(WHAT IS BEING ASKED): Locate the lines that hold the string "this". Copy every such line.

═══

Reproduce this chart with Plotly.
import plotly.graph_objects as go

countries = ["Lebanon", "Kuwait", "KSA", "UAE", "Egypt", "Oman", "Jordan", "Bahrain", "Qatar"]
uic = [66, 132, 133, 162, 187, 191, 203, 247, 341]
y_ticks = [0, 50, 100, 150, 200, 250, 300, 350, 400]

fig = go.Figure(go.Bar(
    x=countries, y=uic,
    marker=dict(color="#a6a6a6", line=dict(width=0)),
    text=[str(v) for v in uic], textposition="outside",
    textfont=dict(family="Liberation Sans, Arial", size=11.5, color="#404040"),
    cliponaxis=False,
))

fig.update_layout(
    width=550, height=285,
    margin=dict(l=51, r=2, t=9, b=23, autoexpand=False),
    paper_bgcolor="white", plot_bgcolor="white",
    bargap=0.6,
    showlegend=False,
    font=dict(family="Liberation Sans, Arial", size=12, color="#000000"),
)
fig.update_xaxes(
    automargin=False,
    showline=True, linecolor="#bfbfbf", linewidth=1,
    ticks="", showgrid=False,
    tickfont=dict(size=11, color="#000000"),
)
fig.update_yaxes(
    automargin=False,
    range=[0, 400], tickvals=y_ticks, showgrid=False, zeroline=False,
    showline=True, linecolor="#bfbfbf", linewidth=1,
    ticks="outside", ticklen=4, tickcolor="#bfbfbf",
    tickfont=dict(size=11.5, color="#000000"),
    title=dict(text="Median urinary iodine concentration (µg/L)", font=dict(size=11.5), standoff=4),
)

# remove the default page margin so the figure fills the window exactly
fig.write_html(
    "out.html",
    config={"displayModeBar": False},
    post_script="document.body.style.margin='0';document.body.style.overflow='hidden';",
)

═══

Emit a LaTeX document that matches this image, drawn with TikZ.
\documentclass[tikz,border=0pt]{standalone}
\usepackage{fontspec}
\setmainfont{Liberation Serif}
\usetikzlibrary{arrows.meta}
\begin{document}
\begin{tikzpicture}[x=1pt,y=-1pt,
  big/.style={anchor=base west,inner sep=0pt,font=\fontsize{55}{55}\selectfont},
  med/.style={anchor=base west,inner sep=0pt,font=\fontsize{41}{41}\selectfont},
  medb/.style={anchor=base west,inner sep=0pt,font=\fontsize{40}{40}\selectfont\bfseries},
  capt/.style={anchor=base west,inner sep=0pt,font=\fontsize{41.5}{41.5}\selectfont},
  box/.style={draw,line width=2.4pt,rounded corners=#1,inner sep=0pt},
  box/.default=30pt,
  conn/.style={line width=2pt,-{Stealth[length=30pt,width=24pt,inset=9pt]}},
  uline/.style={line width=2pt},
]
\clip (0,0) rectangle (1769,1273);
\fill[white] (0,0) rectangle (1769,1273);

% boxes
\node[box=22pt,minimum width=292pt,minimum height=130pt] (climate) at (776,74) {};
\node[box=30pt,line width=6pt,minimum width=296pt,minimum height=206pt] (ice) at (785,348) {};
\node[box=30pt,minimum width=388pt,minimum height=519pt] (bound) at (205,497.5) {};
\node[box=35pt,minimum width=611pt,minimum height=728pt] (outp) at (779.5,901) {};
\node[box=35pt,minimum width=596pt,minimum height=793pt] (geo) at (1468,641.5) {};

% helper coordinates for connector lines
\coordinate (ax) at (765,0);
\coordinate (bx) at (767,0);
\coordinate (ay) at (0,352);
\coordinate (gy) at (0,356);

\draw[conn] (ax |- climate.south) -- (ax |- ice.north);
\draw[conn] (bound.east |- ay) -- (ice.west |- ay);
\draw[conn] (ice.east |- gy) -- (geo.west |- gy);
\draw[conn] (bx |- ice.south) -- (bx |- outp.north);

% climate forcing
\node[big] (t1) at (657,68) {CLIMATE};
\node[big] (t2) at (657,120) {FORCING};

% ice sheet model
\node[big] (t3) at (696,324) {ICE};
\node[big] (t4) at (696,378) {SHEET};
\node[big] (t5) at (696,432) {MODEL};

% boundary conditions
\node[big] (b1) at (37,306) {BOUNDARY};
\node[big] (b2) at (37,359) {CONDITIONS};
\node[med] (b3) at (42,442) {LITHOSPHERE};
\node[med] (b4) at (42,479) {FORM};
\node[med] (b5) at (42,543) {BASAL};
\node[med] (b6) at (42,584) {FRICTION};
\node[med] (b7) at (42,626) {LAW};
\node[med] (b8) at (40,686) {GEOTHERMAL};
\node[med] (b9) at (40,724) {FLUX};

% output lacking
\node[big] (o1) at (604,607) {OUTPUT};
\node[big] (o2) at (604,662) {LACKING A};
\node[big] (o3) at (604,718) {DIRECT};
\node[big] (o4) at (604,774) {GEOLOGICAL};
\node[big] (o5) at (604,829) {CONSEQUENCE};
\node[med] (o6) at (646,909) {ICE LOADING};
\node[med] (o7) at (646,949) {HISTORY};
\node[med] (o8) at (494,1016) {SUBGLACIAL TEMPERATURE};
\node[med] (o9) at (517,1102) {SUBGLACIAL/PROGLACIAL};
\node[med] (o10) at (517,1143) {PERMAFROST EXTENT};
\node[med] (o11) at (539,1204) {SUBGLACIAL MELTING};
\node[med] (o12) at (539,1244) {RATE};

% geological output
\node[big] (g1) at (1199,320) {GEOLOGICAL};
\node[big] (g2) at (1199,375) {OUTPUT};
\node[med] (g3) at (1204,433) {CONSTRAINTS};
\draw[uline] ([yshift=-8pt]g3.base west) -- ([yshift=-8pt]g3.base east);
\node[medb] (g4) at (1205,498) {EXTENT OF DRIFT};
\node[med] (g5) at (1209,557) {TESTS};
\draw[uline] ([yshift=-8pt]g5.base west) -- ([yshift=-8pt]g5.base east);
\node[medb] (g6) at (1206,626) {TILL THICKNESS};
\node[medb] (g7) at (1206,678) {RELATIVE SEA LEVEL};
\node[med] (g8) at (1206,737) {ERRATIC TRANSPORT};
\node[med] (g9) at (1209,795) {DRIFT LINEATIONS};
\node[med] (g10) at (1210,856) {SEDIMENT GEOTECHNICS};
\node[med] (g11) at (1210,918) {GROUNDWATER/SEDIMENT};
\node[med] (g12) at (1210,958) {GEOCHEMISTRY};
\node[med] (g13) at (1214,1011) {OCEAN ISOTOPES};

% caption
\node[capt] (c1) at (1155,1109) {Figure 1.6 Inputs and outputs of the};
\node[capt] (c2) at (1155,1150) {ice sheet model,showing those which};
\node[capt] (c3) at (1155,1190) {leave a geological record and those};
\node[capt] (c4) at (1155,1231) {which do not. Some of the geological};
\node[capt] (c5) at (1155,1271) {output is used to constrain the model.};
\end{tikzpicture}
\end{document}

═══

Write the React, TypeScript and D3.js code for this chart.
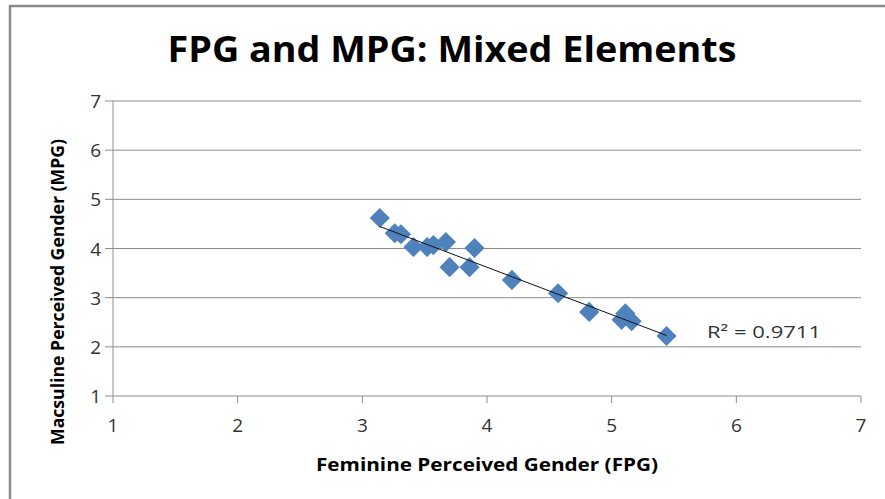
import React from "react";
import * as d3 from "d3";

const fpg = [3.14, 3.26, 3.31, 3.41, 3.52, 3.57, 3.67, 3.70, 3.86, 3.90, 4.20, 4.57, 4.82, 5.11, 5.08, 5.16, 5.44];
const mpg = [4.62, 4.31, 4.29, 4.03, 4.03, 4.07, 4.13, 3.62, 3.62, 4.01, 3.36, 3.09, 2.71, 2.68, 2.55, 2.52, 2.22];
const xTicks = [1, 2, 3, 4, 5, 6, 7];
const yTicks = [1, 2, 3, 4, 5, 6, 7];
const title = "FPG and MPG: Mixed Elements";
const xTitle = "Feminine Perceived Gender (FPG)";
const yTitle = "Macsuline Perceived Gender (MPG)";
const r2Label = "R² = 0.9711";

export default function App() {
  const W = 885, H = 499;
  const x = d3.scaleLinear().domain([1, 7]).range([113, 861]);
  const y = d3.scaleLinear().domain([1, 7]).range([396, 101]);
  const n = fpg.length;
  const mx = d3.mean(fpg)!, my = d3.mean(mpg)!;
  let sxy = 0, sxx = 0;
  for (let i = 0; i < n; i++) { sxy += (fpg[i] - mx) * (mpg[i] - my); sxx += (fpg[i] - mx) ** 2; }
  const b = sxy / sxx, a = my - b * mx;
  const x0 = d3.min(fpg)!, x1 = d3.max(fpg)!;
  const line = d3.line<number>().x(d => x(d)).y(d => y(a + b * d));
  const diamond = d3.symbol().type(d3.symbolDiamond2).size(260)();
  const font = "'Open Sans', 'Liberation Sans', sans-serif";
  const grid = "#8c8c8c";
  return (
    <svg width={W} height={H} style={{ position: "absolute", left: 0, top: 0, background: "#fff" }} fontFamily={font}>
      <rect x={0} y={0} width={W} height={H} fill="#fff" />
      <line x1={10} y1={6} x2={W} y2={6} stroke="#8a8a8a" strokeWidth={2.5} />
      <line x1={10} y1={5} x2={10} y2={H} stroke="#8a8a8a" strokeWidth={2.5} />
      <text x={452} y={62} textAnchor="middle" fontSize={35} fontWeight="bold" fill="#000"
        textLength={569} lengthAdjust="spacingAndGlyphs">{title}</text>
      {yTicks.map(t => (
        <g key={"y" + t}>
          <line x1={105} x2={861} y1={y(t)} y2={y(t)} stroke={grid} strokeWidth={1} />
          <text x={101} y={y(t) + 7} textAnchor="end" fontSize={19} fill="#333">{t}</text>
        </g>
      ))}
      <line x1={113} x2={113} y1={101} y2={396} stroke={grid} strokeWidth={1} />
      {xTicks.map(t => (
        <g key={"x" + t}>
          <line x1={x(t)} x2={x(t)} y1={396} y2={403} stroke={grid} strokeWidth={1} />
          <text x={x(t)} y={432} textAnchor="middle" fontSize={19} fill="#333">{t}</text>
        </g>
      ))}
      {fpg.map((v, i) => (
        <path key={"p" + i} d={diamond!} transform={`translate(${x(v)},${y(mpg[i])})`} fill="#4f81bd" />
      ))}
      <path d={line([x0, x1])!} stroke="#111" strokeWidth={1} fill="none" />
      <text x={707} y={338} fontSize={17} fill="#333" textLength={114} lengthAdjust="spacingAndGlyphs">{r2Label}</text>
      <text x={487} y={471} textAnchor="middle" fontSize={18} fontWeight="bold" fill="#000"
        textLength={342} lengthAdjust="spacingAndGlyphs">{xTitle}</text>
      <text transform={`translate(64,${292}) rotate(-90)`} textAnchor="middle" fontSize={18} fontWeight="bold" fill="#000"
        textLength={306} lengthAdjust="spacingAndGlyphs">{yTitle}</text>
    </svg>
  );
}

═══

(RESULT BELOW):
Reproduce this chart with Plotly.
Emit a LaTeX document that matches this image, drawn with TikZ.
Write the React, TypeScript and D3.js code for this chart.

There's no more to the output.